Face à l'ascension fulgurante de l'intelligence artificielle (IA), une question brûlante hante l'imaginaire collectif : l'IA sera-t-elle l'architecte de la disparition massive d'emplois ? Ce questionnement, loin d'être inédit, s'inscrit dans le prolongement de craintes historiques suscitées à chaque irruption majeure d'innovations technologiques. La réponse, cependant, s'inscrit dans une constante réassurante : les révolutions industrielles et technologiques, tout en transformant radicalement le monde et ses métiers, n'ont pas érodé le marché de l'emploi ; elles l'ont redéfini.
Réfléchissons d'abord au tournant du 18e siècle, lorsque Jethro Tull dévoile son semoir mécanique, catalysant l'efficience de l'agriculture. Certes, des inquiétudes germent quant à l'avenir des agriculteurs traditionnels, mais cette avancée annonce l'amorce d'une Révolution agricole facilitant une production accrue et le mouvement démographique vers les cités industrielles naissantes.
Dans ces mêmes cités, la Révolution industrielle vient bouleverser les fondements mêmes de la production de biens. La machine à vapeur, les métiers à tisser automatisés : toutes ces innovations suscitent une crainte palpable d'être supplanté par la machine. Les Luddites, en détruisant ces nouveaux outils de production, incarnent la peur viscérale d'une érosion de l'emploi. Et pourtant, les sociétés s'adaptent, et de nouvelles formes de travail émanent de ces bouleversements.
Le milieu du 20e siècle est lui aussi le théâtre de craintes renouvelées avec l'avènement de l'automatisation et de la robotique. Le "Unimate" de George Devol révolutionne la production automobile, optimisant les processus mais semant également la peur parmi les ouvriers. Cette période voit s'élever des voix, telles celle de Herbert Marcuse, critiquant la technologie pour son éventuelle aliénation des travailleurs, sans ignorer pour autant les gains de productivité et la requalification des compétences professionnelles.
L'automatisation ne se cantonne pas à l'usine. Bientôt, les tâches administratives sont également ciblées. L'ordinateur IBM 360 transforme les bureaux, soulevant des questionnements quant à l'avenir des emplois de comptabilité ou de gestion de stock. Le débat académique s'emballe : la technologie crée-t-elle plus d'emplois qu'elle n'en détruit ?
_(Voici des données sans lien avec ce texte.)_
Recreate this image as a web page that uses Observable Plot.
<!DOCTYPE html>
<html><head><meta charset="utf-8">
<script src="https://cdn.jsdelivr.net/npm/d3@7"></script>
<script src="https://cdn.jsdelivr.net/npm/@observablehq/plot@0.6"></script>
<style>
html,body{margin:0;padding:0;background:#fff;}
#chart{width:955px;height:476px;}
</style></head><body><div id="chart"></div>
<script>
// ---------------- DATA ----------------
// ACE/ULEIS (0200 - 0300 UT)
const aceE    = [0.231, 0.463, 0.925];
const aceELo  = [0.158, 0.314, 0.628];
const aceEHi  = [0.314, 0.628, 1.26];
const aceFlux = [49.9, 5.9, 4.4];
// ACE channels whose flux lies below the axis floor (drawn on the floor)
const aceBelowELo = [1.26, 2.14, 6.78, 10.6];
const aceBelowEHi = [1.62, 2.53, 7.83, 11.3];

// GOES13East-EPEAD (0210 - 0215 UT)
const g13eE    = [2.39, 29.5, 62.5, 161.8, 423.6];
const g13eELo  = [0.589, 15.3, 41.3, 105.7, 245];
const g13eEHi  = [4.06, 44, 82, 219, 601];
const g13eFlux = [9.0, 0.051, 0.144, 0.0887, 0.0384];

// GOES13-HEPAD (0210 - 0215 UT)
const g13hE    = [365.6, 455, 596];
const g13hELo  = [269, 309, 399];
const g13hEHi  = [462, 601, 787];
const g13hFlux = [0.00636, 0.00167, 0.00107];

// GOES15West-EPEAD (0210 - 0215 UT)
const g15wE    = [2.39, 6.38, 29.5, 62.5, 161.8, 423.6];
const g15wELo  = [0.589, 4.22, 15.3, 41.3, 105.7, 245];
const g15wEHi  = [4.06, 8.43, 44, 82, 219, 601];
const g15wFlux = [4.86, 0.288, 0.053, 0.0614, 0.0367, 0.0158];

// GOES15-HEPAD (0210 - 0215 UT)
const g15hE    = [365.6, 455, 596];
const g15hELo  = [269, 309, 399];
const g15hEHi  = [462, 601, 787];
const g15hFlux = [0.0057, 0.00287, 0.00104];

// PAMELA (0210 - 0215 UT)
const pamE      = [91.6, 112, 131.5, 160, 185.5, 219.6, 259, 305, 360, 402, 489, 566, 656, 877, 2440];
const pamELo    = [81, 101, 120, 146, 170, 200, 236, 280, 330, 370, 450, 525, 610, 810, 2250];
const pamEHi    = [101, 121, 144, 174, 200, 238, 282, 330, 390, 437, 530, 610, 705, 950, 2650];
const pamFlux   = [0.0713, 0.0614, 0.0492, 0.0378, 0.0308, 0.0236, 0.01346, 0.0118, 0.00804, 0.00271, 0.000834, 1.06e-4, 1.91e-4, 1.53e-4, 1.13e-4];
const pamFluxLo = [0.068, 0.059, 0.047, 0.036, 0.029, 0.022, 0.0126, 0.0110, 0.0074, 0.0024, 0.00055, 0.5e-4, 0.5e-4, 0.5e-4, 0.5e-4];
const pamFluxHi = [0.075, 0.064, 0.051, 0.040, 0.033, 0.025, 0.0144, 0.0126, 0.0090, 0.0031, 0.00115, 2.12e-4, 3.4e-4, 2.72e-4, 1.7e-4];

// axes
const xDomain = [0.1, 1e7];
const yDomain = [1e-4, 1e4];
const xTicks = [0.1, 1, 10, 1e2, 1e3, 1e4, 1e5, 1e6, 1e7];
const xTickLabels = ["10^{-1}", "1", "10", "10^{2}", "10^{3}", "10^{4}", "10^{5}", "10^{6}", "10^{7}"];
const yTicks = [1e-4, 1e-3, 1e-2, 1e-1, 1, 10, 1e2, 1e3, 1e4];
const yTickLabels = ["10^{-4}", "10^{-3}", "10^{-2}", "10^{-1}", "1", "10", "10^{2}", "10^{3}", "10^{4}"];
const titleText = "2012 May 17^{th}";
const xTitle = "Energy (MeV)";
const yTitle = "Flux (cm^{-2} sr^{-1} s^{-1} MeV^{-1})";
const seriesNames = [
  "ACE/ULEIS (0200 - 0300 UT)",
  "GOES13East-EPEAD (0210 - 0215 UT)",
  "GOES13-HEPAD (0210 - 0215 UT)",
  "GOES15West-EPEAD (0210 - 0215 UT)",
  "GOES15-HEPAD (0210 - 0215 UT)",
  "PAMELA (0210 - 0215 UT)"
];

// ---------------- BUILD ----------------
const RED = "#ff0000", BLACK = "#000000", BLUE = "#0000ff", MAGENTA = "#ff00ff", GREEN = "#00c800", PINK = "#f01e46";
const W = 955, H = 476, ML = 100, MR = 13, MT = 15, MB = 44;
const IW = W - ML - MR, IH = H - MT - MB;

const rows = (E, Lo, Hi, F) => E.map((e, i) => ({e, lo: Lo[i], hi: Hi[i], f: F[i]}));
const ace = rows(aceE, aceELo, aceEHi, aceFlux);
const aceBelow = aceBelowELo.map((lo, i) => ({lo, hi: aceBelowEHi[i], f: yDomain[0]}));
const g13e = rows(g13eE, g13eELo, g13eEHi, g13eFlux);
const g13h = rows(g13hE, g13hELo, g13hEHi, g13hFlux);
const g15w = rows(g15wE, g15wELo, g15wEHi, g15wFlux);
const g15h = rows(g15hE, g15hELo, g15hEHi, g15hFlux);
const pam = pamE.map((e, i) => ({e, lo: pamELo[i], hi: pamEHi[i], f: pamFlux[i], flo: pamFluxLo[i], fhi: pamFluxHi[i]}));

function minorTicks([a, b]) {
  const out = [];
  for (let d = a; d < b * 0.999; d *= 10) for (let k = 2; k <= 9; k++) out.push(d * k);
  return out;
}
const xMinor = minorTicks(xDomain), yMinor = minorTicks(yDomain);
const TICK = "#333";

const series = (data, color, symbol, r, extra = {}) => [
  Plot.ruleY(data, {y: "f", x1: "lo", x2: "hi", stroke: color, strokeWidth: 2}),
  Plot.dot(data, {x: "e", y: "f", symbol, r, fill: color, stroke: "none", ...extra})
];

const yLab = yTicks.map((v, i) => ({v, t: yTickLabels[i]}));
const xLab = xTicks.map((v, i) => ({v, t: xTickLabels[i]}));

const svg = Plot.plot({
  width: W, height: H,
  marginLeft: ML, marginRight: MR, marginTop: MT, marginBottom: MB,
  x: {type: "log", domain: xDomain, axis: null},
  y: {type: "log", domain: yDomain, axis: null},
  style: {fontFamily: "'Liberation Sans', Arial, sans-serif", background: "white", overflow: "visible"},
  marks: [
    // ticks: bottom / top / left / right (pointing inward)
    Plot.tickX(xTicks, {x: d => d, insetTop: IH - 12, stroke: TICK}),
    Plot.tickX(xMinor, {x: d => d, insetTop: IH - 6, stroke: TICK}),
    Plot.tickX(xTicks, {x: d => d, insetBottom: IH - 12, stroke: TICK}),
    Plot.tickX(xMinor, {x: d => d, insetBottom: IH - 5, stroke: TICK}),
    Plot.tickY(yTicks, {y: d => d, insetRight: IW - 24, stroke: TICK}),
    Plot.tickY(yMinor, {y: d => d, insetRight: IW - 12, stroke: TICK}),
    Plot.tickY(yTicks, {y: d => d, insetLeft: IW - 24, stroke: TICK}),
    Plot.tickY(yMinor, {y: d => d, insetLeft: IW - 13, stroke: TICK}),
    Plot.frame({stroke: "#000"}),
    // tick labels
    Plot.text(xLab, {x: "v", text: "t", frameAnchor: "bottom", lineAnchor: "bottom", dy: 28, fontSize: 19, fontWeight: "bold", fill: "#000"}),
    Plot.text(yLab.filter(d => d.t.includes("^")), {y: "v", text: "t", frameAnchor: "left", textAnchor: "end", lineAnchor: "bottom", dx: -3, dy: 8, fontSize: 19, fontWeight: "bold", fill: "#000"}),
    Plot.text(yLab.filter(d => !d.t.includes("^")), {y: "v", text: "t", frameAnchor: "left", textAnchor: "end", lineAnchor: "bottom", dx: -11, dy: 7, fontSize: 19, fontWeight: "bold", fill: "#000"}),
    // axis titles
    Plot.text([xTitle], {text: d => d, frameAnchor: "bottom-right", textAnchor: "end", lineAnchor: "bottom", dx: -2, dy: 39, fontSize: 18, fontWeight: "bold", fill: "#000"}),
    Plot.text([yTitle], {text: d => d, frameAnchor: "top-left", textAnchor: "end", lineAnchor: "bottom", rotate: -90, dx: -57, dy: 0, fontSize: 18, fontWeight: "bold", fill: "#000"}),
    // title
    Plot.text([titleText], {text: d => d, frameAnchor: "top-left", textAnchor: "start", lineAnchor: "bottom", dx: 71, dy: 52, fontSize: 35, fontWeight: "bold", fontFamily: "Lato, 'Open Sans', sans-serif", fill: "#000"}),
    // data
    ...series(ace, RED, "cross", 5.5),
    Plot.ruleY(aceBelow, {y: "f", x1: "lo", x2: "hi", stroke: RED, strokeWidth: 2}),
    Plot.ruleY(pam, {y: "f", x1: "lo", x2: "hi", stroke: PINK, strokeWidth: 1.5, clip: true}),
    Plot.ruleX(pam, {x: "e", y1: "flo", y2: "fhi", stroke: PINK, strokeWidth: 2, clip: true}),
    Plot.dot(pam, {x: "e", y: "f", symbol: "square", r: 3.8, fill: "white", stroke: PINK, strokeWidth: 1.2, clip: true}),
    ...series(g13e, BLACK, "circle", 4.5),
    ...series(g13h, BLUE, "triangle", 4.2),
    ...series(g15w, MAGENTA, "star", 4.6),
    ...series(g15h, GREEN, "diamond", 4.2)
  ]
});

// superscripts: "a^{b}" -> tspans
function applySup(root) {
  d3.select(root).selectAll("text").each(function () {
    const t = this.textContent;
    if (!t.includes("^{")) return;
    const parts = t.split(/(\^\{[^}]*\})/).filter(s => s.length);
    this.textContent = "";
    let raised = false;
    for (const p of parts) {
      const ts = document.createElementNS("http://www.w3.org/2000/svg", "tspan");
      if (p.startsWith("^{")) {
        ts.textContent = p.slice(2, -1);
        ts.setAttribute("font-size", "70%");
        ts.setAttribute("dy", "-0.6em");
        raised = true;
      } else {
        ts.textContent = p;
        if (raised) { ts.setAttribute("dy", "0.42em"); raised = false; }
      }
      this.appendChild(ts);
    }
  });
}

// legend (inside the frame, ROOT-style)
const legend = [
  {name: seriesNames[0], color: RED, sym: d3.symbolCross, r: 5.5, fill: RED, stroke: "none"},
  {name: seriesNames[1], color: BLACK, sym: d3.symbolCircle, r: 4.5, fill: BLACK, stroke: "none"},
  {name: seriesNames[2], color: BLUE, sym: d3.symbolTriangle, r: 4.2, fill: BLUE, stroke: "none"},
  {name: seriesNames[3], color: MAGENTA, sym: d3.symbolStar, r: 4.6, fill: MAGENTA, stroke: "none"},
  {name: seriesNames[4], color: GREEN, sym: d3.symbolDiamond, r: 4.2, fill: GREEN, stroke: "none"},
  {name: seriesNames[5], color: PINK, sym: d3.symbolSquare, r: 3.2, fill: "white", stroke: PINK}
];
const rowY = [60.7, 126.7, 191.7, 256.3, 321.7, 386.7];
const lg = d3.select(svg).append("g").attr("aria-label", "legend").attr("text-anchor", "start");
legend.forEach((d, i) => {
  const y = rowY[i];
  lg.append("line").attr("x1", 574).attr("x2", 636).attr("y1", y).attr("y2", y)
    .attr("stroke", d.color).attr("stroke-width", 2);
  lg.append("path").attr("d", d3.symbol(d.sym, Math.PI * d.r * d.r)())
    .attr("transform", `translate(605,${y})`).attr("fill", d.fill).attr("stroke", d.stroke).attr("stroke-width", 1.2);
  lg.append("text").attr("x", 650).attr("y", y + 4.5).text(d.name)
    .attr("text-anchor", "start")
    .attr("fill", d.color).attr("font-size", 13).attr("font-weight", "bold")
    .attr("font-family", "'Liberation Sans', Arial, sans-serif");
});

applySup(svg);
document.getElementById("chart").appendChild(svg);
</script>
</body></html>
À l'aube des années 1980, l'ordinateur personnel fait irruption dans les foyers, stimulant une révolution numérique dont les leaders visionnaires comme Steve Jobs et Bill Gates sont des figures emblématiques. Les ordinateurs transforment la comptabilité, le commerce de détail, requérant une main-d'œuvre plus qualifiée, et suscitent une transformation profonde des compétences requises sur le marché de l'emploi.
Internet continue de défricher inlassablement le champ des possibles, faisant naître de nouveaux modèles économiques, creuset de préoccupations pour certains secteurs comme la vente au détail ou les médias. Tim Berners-Lee, en posant les jalons du Web, ouvre la voie à une globalisation accélérée, qui tout en générant des appréhensions sur la pérennité de l'emploi local, connecte le monde de façon inédite, instaurant l'ère du télétravail et de l'immédiateté communicationnelle.
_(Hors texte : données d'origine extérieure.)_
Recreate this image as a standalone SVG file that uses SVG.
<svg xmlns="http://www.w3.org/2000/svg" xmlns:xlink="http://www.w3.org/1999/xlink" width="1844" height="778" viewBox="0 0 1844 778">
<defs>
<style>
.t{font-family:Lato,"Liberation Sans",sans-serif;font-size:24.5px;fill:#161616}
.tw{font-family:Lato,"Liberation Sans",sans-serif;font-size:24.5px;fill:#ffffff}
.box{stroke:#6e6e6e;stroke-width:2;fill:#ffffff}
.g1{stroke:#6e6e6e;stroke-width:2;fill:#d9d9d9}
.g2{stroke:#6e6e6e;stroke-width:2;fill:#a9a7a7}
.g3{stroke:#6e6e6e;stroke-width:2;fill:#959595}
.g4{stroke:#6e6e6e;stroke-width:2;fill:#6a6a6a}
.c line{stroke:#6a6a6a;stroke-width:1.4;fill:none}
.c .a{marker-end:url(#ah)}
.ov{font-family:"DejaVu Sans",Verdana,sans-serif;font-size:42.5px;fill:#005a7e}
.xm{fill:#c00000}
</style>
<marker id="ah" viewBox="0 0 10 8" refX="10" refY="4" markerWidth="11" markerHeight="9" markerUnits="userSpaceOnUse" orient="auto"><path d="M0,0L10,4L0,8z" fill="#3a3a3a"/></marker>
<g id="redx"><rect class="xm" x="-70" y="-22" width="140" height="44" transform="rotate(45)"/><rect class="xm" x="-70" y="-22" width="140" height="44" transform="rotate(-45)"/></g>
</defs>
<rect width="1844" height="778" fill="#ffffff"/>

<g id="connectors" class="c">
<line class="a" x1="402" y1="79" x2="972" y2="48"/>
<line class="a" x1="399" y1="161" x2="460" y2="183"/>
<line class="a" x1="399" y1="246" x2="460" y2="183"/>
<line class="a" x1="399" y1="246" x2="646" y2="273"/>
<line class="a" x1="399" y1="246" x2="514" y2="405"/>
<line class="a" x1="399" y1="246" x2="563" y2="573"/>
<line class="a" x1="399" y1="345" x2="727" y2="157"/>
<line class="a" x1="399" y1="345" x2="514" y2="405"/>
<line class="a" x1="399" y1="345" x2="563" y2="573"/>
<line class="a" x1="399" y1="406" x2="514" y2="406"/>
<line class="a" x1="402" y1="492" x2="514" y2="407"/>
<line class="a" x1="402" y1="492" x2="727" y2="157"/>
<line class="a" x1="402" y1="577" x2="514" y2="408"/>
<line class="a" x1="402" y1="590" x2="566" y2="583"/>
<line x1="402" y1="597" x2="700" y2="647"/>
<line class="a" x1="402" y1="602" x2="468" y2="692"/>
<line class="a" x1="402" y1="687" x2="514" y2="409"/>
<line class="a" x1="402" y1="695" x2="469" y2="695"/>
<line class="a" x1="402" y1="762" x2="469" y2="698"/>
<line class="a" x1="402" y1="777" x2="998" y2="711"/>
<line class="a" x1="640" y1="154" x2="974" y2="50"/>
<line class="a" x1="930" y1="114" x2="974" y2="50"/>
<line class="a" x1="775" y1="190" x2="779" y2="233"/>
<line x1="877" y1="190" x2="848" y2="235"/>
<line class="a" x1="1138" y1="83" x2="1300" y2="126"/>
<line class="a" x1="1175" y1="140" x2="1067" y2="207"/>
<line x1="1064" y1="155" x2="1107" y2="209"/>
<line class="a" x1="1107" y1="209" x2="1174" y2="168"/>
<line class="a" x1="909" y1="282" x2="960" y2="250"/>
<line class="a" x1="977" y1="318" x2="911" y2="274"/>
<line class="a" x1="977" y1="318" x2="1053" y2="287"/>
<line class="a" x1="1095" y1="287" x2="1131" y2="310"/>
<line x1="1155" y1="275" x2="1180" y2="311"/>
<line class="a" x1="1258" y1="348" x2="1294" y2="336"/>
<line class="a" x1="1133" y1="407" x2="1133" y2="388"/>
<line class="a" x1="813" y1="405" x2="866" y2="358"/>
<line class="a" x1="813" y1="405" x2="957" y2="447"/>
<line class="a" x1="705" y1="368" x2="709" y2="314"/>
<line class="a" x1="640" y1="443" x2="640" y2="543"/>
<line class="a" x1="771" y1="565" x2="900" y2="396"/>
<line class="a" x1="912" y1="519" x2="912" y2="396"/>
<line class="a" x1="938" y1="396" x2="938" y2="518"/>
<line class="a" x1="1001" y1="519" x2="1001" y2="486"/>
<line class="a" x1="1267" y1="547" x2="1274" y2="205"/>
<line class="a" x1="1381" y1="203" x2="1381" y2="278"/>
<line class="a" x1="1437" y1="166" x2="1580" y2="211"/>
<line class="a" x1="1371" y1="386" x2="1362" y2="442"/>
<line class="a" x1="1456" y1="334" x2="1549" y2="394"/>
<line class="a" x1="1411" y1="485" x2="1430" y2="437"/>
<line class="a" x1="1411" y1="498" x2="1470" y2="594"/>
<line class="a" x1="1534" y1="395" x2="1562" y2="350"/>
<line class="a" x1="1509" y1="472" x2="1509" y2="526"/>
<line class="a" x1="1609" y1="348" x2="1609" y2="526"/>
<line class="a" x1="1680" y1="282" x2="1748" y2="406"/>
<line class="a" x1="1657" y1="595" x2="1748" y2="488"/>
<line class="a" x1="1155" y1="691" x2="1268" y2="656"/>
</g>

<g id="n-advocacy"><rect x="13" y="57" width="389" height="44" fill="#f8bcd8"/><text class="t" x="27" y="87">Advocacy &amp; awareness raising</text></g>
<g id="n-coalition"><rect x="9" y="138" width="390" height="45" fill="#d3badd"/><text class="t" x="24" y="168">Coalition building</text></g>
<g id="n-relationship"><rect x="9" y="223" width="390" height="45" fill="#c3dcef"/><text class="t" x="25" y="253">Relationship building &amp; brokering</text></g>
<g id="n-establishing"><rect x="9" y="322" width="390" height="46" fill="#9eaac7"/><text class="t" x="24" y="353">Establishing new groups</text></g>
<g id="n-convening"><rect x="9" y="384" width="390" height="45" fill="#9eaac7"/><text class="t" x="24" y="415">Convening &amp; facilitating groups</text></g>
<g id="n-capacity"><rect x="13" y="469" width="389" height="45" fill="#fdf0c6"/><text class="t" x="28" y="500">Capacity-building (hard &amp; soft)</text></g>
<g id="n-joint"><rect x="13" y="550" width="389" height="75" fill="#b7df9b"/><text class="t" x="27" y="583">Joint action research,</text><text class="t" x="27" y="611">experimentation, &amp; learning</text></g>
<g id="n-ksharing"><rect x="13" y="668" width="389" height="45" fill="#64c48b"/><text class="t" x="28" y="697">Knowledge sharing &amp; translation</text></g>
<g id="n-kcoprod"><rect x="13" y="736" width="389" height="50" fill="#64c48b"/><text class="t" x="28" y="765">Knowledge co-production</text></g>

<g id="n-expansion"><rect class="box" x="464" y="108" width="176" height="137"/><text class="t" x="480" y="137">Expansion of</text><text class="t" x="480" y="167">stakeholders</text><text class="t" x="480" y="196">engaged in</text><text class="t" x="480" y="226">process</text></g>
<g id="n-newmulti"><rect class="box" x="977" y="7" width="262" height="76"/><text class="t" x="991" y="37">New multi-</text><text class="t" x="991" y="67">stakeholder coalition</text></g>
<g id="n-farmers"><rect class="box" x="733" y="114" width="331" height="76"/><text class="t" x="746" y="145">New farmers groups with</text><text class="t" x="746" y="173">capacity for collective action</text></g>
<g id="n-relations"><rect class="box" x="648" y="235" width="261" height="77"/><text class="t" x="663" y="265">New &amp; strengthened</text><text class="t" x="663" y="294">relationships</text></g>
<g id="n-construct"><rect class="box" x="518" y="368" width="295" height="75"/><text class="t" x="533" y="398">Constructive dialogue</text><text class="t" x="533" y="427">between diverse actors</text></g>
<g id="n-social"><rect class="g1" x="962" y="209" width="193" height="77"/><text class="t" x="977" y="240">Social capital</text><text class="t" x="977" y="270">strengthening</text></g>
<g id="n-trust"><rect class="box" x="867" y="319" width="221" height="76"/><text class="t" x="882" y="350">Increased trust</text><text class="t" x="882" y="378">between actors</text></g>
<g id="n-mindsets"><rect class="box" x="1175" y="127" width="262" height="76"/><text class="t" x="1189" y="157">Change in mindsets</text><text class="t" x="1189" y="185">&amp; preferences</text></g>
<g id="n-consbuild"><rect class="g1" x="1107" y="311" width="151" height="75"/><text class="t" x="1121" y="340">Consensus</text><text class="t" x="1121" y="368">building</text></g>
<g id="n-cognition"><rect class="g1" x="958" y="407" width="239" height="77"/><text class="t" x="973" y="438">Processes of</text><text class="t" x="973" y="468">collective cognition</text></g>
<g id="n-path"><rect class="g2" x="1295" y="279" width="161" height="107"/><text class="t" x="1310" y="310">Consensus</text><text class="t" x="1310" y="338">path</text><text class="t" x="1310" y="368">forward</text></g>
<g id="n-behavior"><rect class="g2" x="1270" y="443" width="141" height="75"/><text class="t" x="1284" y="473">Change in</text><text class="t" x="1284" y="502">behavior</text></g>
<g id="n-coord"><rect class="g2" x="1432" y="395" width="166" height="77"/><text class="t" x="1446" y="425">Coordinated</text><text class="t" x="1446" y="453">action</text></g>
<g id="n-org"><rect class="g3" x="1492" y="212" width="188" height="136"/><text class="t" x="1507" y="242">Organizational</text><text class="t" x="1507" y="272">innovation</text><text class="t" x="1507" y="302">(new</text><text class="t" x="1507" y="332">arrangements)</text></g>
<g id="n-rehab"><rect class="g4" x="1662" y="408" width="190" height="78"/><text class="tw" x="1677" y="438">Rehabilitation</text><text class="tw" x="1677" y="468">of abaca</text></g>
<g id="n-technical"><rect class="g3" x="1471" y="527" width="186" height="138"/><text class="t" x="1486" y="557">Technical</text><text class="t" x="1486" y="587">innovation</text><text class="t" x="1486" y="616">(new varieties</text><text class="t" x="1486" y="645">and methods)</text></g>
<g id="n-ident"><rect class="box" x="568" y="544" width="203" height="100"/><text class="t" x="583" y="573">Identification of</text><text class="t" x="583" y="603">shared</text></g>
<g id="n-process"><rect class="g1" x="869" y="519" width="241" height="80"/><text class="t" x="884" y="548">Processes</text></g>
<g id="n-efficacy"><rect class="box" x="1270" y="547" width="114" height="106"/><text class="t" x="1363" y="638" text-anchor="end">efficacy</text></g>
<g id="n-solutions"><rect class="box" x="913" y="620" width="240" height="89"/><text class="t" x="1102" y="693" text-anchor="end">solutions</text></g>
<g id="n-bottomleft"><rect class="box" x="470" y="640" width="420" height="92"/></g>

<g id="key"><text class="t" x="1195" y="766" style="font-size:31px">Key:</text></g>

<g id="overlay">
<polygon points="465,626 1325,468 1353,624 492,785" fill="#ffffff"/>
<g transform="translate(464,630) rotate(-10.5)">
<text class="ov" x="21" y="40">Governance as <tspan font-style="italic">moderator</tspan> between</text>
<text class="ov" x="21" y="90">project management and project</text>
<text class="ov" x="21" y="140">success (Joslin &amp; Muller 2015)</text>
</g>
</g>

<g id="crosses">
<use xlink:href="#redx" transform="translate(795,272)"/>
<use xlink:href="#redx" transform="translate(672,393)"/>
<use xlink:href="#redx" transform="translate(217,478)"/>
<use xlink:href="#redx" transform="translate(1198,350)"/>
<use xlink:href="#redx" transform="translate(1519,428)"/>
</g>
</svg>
Finalement, l'aube du 21e siècle voit l'essor prodigieux des "big data" et de l'apprentissage automatique. Des systèmes comme ChatGPT révolutionnent les méthodes de travail, engendrant une inquiétude légitime quant au remplacement des emplois notamment complexes. Mais tout comme leurs prédécesseurs technologiques, l'éthique et les conséquences de l'IA sont scrutées, débattues et finalement intégrées dans un contexte professionnel évolutif.
Finalement, l'IA, loin de détruire les emplois, s'avère jusqu'à présent être une force transformatrice majeure, tout comme le furent l'agriculture mécanisée, l'industrialisation ou la numérisation avant elle. Si l'emploi demeure, certes, c'est son essence qui se métamorphose, esquissant un monde professionnel en perpétuelle mutation, reflet des avancées de notre civilisation.